August 9, 2007

Ha!

Filed under: Uncategorized — Jim @ 12:39 am


You Really Know Your State Capitals


You Got 20 State Capitals Correct

You’re either a geography buff… or you have an excellent memory.

Take that, Ms. Wiseass Jooette!

Those nineteenth century teachers were big on state capitals.

August 8, 2007

Second Grade.

Filed under: Uncategorized — Jim @ 8:01 pm

I have no idea why, but I got to thinking about second grade today.

The teacher’s name – we’ll call her Miss Daniels. She may have been Mrs. Daniels, but I don’t think we were old enough or hip enough to appreciate the difference between “Miss” and “Mrs.”, and “Ms.” would not be invented until many years later.

Back then, although Miss Daniels looked to me to be as old as time itself, my guess now is that she was into her sixties, which, if one does the math, would put her birth some time towards the end of the nineteenth century (Oy!).
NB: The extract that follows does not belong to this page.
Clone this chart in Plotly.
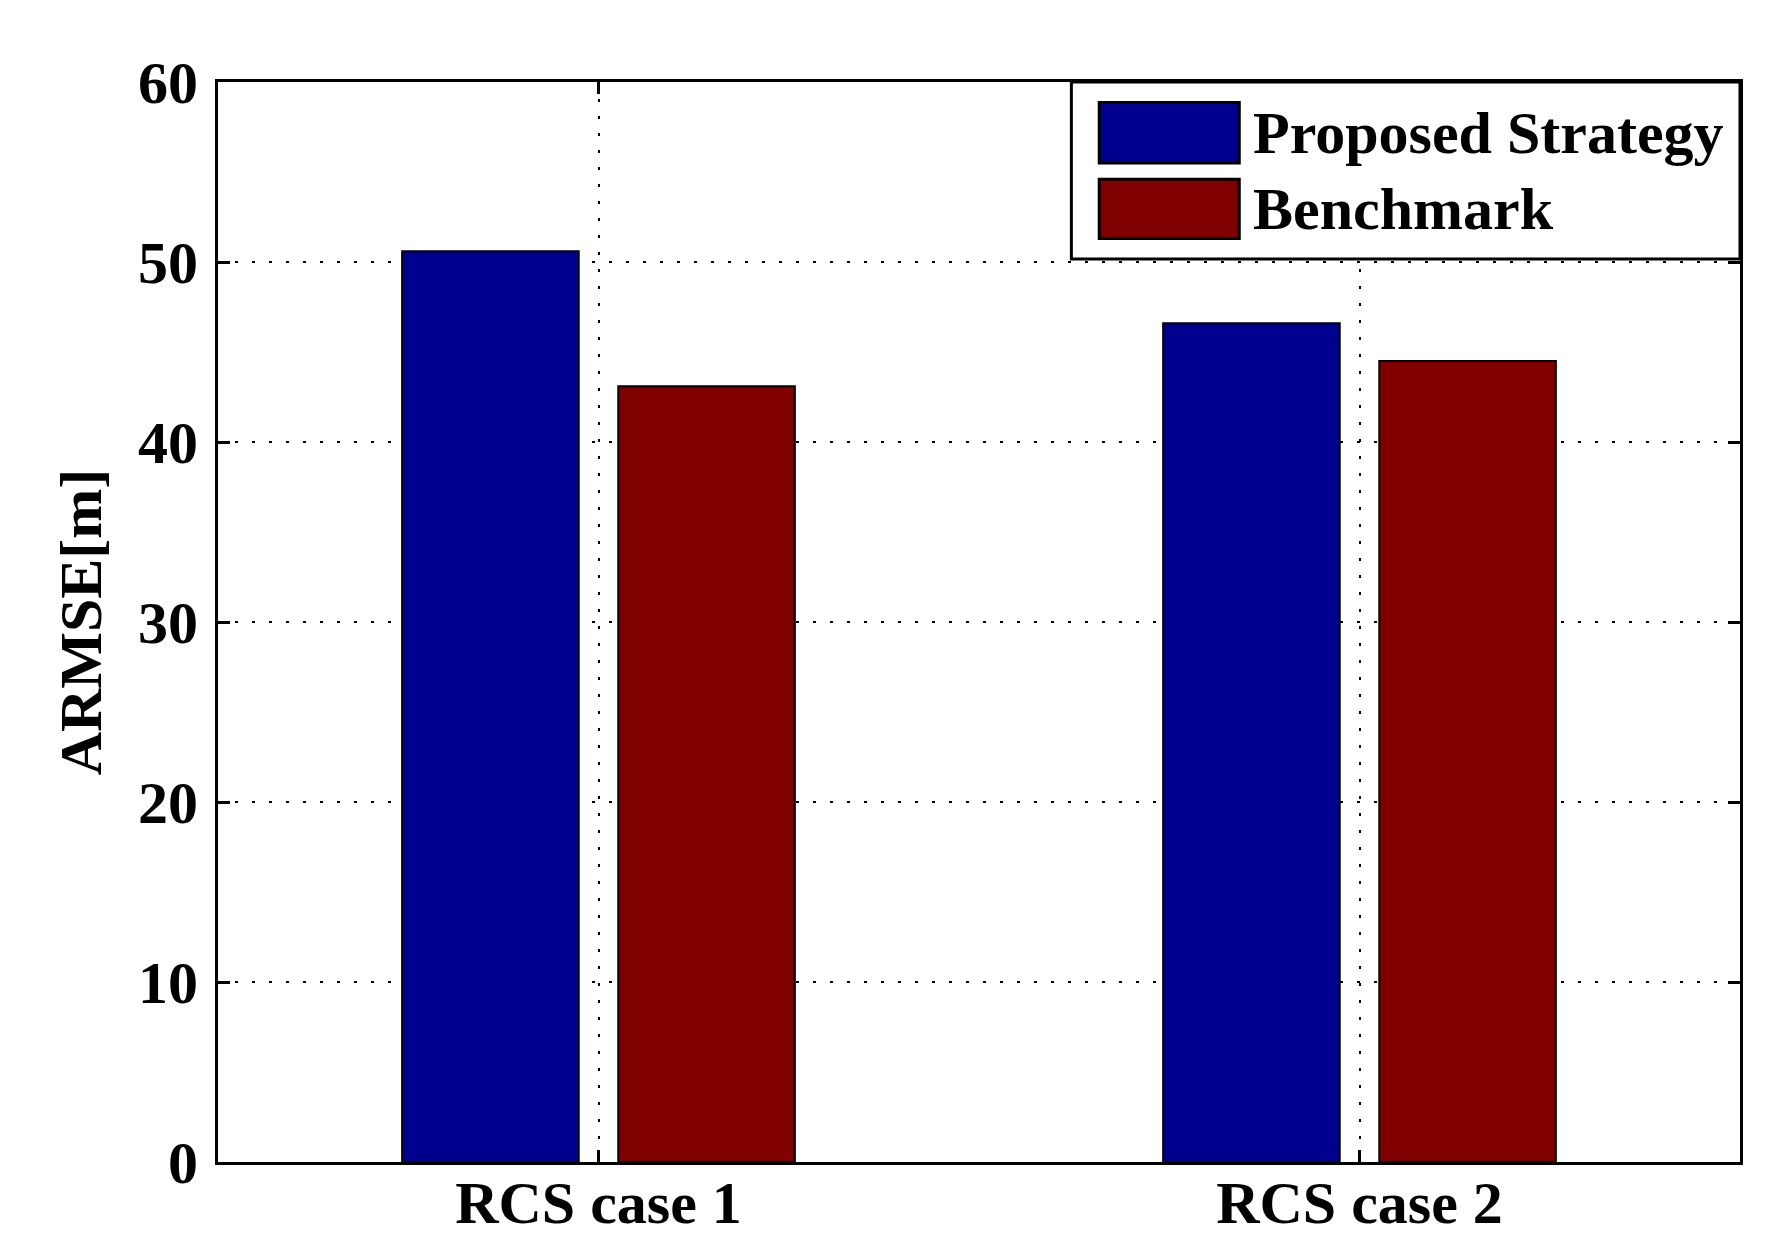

I recall that when it came to numbers, she absolutely would not permit us to say “zero,” and heaven help the kid who said “O” (as in “oh”). Instead, when reciting a number such as 302, we had to say, “three naught two.” If you said, “three zero two,” Miss Daniels would be in your face with an attitude just south of that of the Drill Sergeant in Full Metal Jacket, and if you said “three oh two,” you would pray for a swift death.
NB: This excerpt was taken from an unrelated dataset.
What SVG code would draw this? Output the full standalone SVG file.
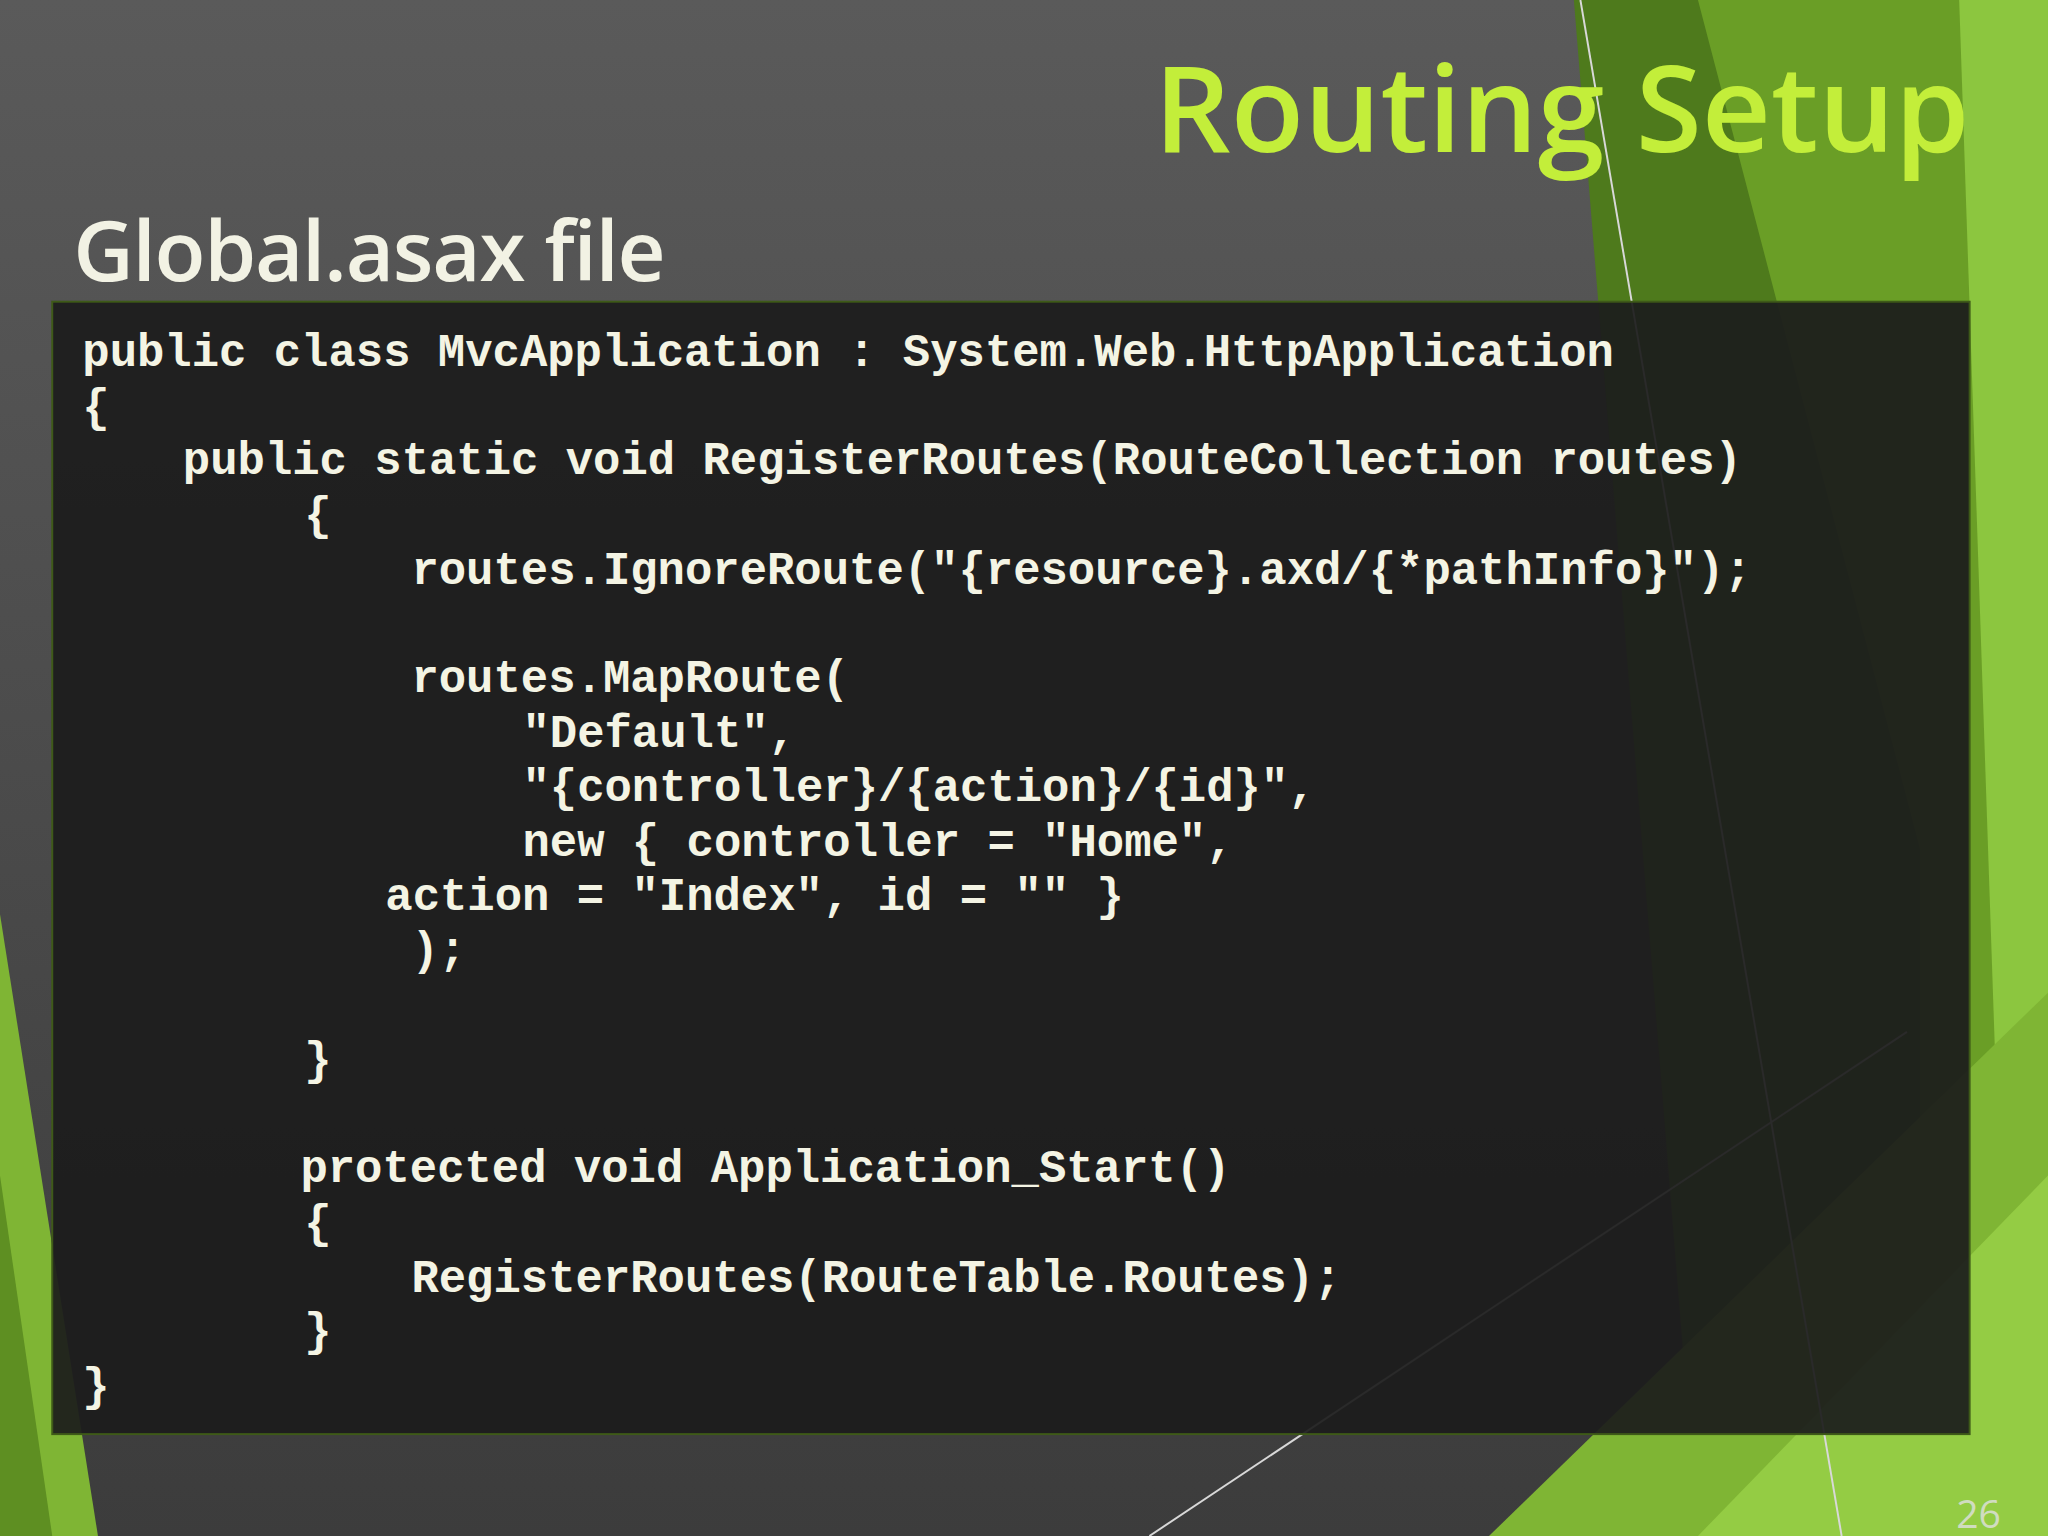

Not surprisingly, we quickly learned to say “naught” instead of “zero” or the dreaded “oh.” A Second Grader doesn’t argue with a second grade teacher, particularly not Miss Daniels. Besides, we figured she was the teacher and had to be right. We must have been knuckleheads for ever thinking that the proper term for the cipher “0” was anything but “naught.”

Problem is, apparently she was the only person in my school (in the town? county? state? nation? world?) to use the term “naught” in that fashion, as I learned just one grade later.
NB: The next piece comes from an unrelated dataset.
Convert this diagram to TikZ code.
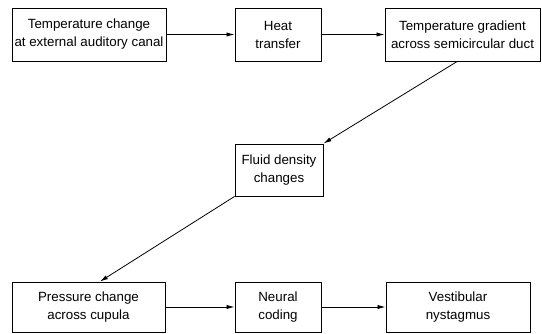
\documentclass[tikz,border=0pt]{standalone}
\usepackage{fontspec}
\setmainfont{Liberation Sans}
\usetikzlibrary{arrows.meta}

\begin{document}
\begin{tikzpicture}[x=0.75pt,y=0.75pt,>={Latex[length=6pt,width=3.2pt]}]
    \tikzset{every node/.style={font=\fontsize{10}{13.5}\selectfont},
      blockbox/.style={draw,line width=0.7pt,align=center,inner sep=0pt}}
    \useasboundingbox (0,0) rectangle (542,333);

    % top row
    \node[blockbox,minimum width=115.5pt,minimum height=39.75pt] (tchange) at (89,298.5)
    {Temperature change\\at external auditory canal};
    \node[blockbox,minimum width=64.5pt,minimum height=39.75pt] (heat) at (278,298.5)
    {Heat\\transfer};
    \node[blockbox,minimum width=116.25pt,minimum height=39.75pt] (gradient) at (462.5,298.5)
    {Temperature gradient\\across semicircular duct};

    % middle
    \node[blockbox,minimum width=66pt,minimum height=39pt] (fluid) at (279,163)
    {Fluid density\\changes};

    % bottom row
    \node[blockbox,minimum width=114.75pt,minimum height=37.5pt] (pressure) at (88.5,26)
    {Pressure change\\across cupula};
    \node[blockbox,minimum width=64.5pt,minimum height=37.5pt] (neural) at (278,26)
    {Neural\\coding};
    \node[blockbox,minimum width=108pt,minimum height=37.5pt] (nystag) at (458,26)
    {Vestibular\\nystagmus};

    \draw[->,line width=0.6pt] (tchange) -- (heat);
    \draw[->,line width=0.6pt] (heat) -- (gradient);
    \draw[->,line width=0.6pt] ([xshift=-4pt]gradient.south) -- (fluid.north east);
    \draw[->,line width=0.6pt] (fluid.south west) -- ([xshift=8.6pt]pressure.north);
    \draw[->,line width=0.6pt] (pressure) -- (neural);
    \draw[->,line width=0.6pt] (neural) -- (nystag);
\end{tikzpicture}
\end{document}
Teacher: Class, it is important that you know the room number of this classroom. James, I’ll bet that you know what the room number is. Would you please tell the class what it is.

James (i.e. me): Its two naught one.

Teacher What did you say?

Me: Two naught one.

Teacher: (Rolls her eyes, thinking that this is another product of Miss Daniels’ tutelage) Children, if you want people to understand you when you tell them to what classroom you have been assigned, please say “two oh one.”

I was certain that Miss Daniels would come charging into the classroom and deliver an ass kicking to this heretical teacher, but it didn’t happen. I don’t believe that since the second grade I have ever (until today) used the term “naught” to describe “zero.”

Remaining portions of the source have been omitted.